Load and generation data are input to a market process that sets the day-ahead and intra-day hourly generator forward schedules, completing the load-following control. Those market processes are also model predictive/receding horizon processes.
Some Examples of Integrated Electricity Market/Grid Controls
Let’s look at three examples of how this is actually done. Below I have provided process flow models I created for three different US system operator bulk power system generator market-control systems. Terminology varies somewhat by jurisdiction. Note that in these three diagrams, flow is from right to left. This is because they were extracted from larger diagrams in which the market-control system was shown as a feedback mechanism around the whole regional grid system dynamic model. In each case, the System Operator is also a Balancing Authority and so performs the secondary generator control (ACE).

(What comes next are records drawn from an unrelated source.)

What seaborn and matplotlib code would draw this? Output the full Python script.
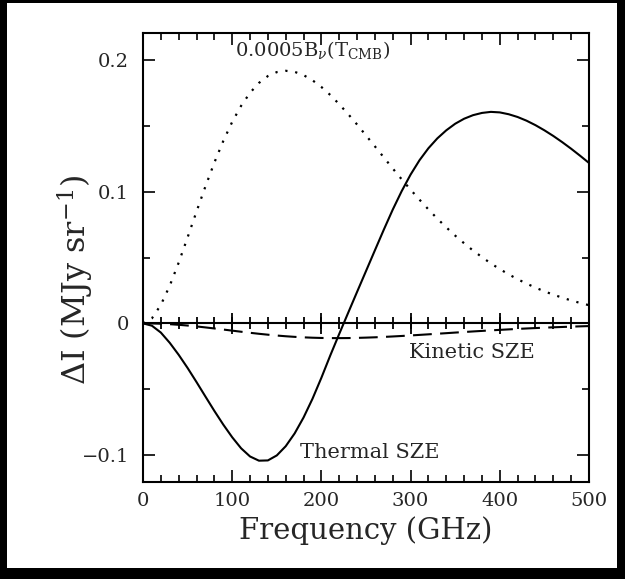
import numpy as np
import pandas as pd
import matplotlib
matplotlib.use("Agg")
import matplotlib.pyplot as plt
import seaborn as sns
from matplotlib.patches import Rectangle
from matplotlib.ticker import MultipleLocator

# valeurs (MJy/sr), tous les 10 GHz
freq = list(range(0, 510, 10))

thermal = [0.0, -0.0018, -0.0070, -0.0148, -0.0239, -0.0339, -0.0446, -0.0556,
           -0.0665, -0.0769, -0.0865, -0.0949, -0.1011, -0.1043, -0.1041, -0.1003,
           -0.0933, -0.0836, -0.0715, -0.0573, -0.0413, -0.0243, -0.0080, 0.0080,
           0.0239, 0.0397, 0.0555, 0.0712, 0.0864, 0.1004, 0.1130, 0.1239,
           0.1330, 0.1405, 0.1466, 0.1516, 0.1554, 0.1581, 0.1598, 0.1606,
           0.1602, 0.1588, 0.1567, 0.1539, 0.1505, 0.1466, 0.1423, 0.1376,
           0.1326, 0.1273, 0.1218]

kinetic = [0.0, -0.00007, -0.00028, -0.00063, -0.00110, -0.00167, -0.00234, -0.00309,
           -0.00388, -0.00470, -0.00554, -0.00637, -0.00717, -0.00793, -0.00862, -0.00925,
           -0.00980, -0.01026, -0.01063, -0.01091, -0.01110, -0.01120, -0.01122, -0.01117,
           -0.01104, -0.01084, -0.01060, -0.01030, -0.00996, -0.00959, -0.00919, -0.00877,
           -0.00834, -0.00789, -0.00746, -0.00701, -0.00658, -0.00615, -0.00574, -0.00533,
           -0.00495, -0.00458, -0.00423, -0.00389, -0.00358, -0.00328, -0.00300, -0.00275,
           -0.00250, -0.00228, -0.00207]

planck = [0.0, 0.0038, 0.0140, 0.0286, 0.0461, 0.0653, 0.0849, 0.1040,
          0.1221, 0.1385, 0.1530, 0.1652, 0.1751, 0.1826, 0.1878, 0.1908,
          0.1918, 0.1910, 0.1885, 0.1846, 0.1795, 0.1734, 0.1664, 0.1589,
          0.1510, 0.1427, 0.1344, 0.1260, 0.1176, 0.1094, 0.1015, 0.0939,
          0.0865, 0.0795, 0.0729, 0.0666, 0.0608, 0.0553, 0.0503, 0.0455,
          0.0412, 0.0372, 0.0335, 0.0302, 0.0271, 0.0243, 0.0218, 0.0195,
          0.0174, 0.0155, 0.0138]

df = pd.DataFrame({"freq": freq, "thermal": thermal, "kinetic": kinetic, "planck": planck})

sns.set_style("white")
plt.rcParams["font.family"] = ["DejaVu Serif"]
plt.rcParams["mathtext.fontset"] = "dejavuserif"

fig = plt.figure(figsize=(6.25, 5.79), dpi=100)
fig.patch.set_facecolor("black")
# cadre blanc dans le fond noir
fig.add_artist(Rectangle((0.0112, 0.019), 0.976, 0.9758, transform=fig.transFigure,
                         facecolor="white", edgecolor="none", zorder=-10))
ax = fig.add_axes([0.2288, 0.1675, 0.7136, 0.7755])
ax.set_facecolor("white")

sns.lineplot(data=df, x="freq", y="thermal", color="black", lw=1.5, ax=ax)
sns.lineplot(data=df, x="freq", y="kinetic", color="black", lw=1.5,
             linestyle=(0, (9, 4)), ax=ax)
sns.lineplot(data=df, x="freq", y="planck", color="black", lw=1.6,
             linestyle=(0, (1, 3.5)), ax=ax)

ax.set_xlim(0, 500)
ax.set_ylim(-0.1205, 0.2205)
major_x = MultipleLocator(100)
minor_x = MultipleLocator(20)
ax.xaxis.set_major_locator(major_x)
ax.xaxis.set_minor_locator(minor_x)
ax.set_yticks([-0.1, 0, 0.1, 0.2], labels=["\u22120.1", "0", "0.1", "0.2"])
ax.yaxis.set_minor_locator(MultipleLocator(0.05))
ax.tick_params(which="both", direction="in", top=True, right=True, bottom=True, left=True,
               width=1.2, labelsize=14, color="black")
ax.tick_params(which="major", length=8.5)
ax.tick_params(which="minor", length=5)
ax.tick_params(axis="x", pad=7)
ax.tick_params(axis="y", pad=10)
for s in ax.spines.values():
    s.set_linewidth(1.5)
    s.set_color("black")

# axe a zero avec graduations, aux positions donnees par les locateurs de l'axe x
ax.axhline(0, color="black", lw=1.5, zorder=3)
pos_minor = np.array(minor_x.tick_values(0, 500))
pos_major = np.array(major_x.tick_values(0, 500))
pos_minor = pos_minor[(pos_minor > 0) & (pos_minor < 500)]
pos_major = pos_major[(pos_major > 0) & (pos_major < 500)]
ax.vlines(pos_minor, -0.0045, 0.0045, colors="black", lw=1.3, zorder=3)
ax.vlines(pos_major, -0.008, 0.008, colors="black", lw=1.3, zorder=3)

ax.set_xlabel("Frequency (GHz)", fontsize=21)
ax.xaxis.set_label_coords(0.5, -0.0757)
ax.set_ylabel(r"$\Delta$I (MJy sr$^{-1}$)", fontsize=23)
ax.yaxis.set_label_coords(-0.105, 0.45)

ax.text(103, 0.203, r"0.0005B$_\nu$(T$_{\rm CMB}$)", fontsize=14, ha="left", va="baseline")
ax.text(298, -0.0266, "Kinetic SZE", fontsize=15, ha="left", va="baseline")
ax.text(176, -0.1019, "Thermal SZE", fontsize=15, ha="left", va="baseline")

fig.savefig("out.png", dpi=100, facecolor=fig.get_facecolor())
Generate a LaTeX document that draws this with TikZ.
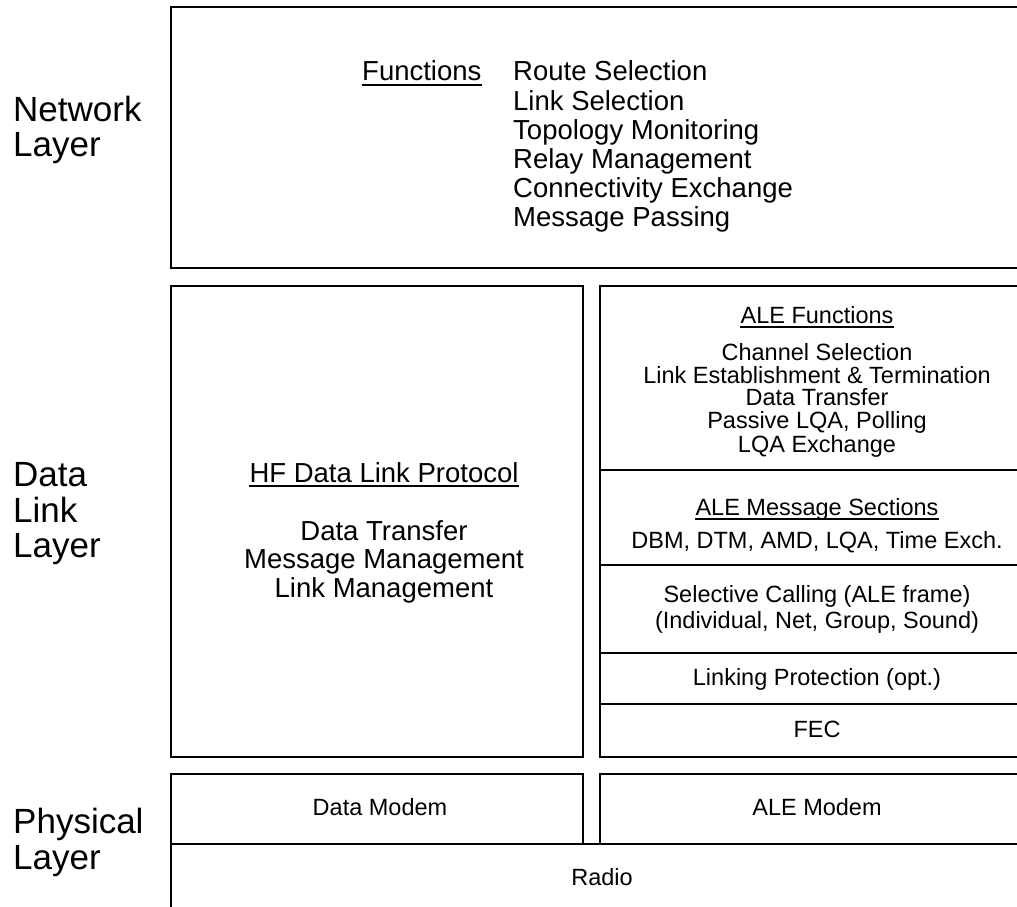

Figure 4 shows a day-ahead process, an interchange process, a balance process, and the ACE process (the intra-day process is not shown for this diagram). Note the N-step ahead calculation, followed by a single time step execution, before the process repeats in a continuous loop. The Secondary Generator Control (ACE) loop runs separately on a four second cycle. Real time LMPs are updated on the 5 minute Balance cycle.
Figure 5 shows a slightly different arrangement for essentially the same processes. In this case, the tertiary control is integrated with the ACE process that runs on a six second cycle.
Figure 6 shows an arrangement where energy is handled via a market but power (balance and interchange) are not. Balance and interchange are handled via a non-market process called Security Constrained Economic Dispatch (SCED). Secondary generator control (ACE) is a separate process operating on a four second cycle.
As mentioned, not all parts of the US have independent system operators or regional transmission operators and organized wholesale real time electricity markets. The Security Constrained Economic Dispatch method mentioned in Figure 6 has been used in non-market regions to perform essentially the same functions of committing and scheduling generators as the markets accomplish. SCED is an optimization process that takes into account the costs of operating the generators along with various operating constraints.
This brings us to an interesting point: there is a debate about the two approaches - markets vs. controls. In Electric Grid Market-Control Structure I said the two arguments go like this:
The market view: markets can manage all grid functions. Just get the right market rules and right price signals and everything will work efficiently and reliably.
The control view: controls can manage all grid functions. Just set up and solve the right optimization equations and everything will work efficiently and reliably.
The mathematical methods and solution tools used by electric grid market operators are essentially the same as those used in optimal control methods. This is not really surprising; both have roots in optimization theory and represent formulations of similar or even the same problem from slightly different points of view. Dispatch problems can be and are solved today using either market methods or optimal control methods. At a mathematical level, the formulations are essentially equivalent.
As an example, consider the unit commitment problem. A few decades ago operators used fixed priority orders for unit start-up and shutdown. This evolved into dynamic priority order and, in 1996 the standard became dynamic priority order sequential bidding. Enhanced Lagrangian relaxation was introduced in 2001 to support this optimization, and mixed-integer programming came into use in 2003. In 2013, market optimization benefited from AIMMS 3.13 (Advanced Interactive Multidimensional Modeling System, a software package designed to model and solve large-scale optimization and scheduling problems) and CPLEX 12.5 (an optimization software package accessible through AIMMS). These approaches and tools will be very familiar to control engineers who use optimal control methods.
Markets are presumed to operate voluntarily and do not take into account physical system behavior; no methods exist to derive market rules from a physical system model or to ensure the “right” set of prices will be determined by a market. Controls are presumed operate imperatively and do not take into account human behavior; no methods exist to derive controls from a human system model or to ensure that the “right” set of behavioral incentives will be determined by a control system. A deep examination of markets and controls as applied to power grids at the bulk system shows more similarities than differences and also shows that they are essentially complementary in nature, suggesting that they can and should compensate for each other’s limitations.
That being said, it is clear that markets and controls do not apply equally to all grid management problems. I created a diagram (see Figure 7) to help illustrate where each applies well as a function two variables: latency bound and number of elements involved.
With the increasing penetration of variable energy resources at the distribution level, dynamics are shifting to faster time scales, such that at the distribution edge we must employ controls rather than markets. As update rates increase, each control must be closer to the edge, and control fewer devices until we reach a limit where each control handles only one device (in other words, they operate autonomously). This is an example of a situation where the system triangle comes into play (Centralized and Distributed are Not Polar Opposites).
Many schemes are being proposed and trialed for how to marketize distributed energy resources at regional scale, from wholesale market participation, to per-to-peer energy transactions, to distribution level markets. Significant architectural issues arise from such schemes, but that is a topic for another day.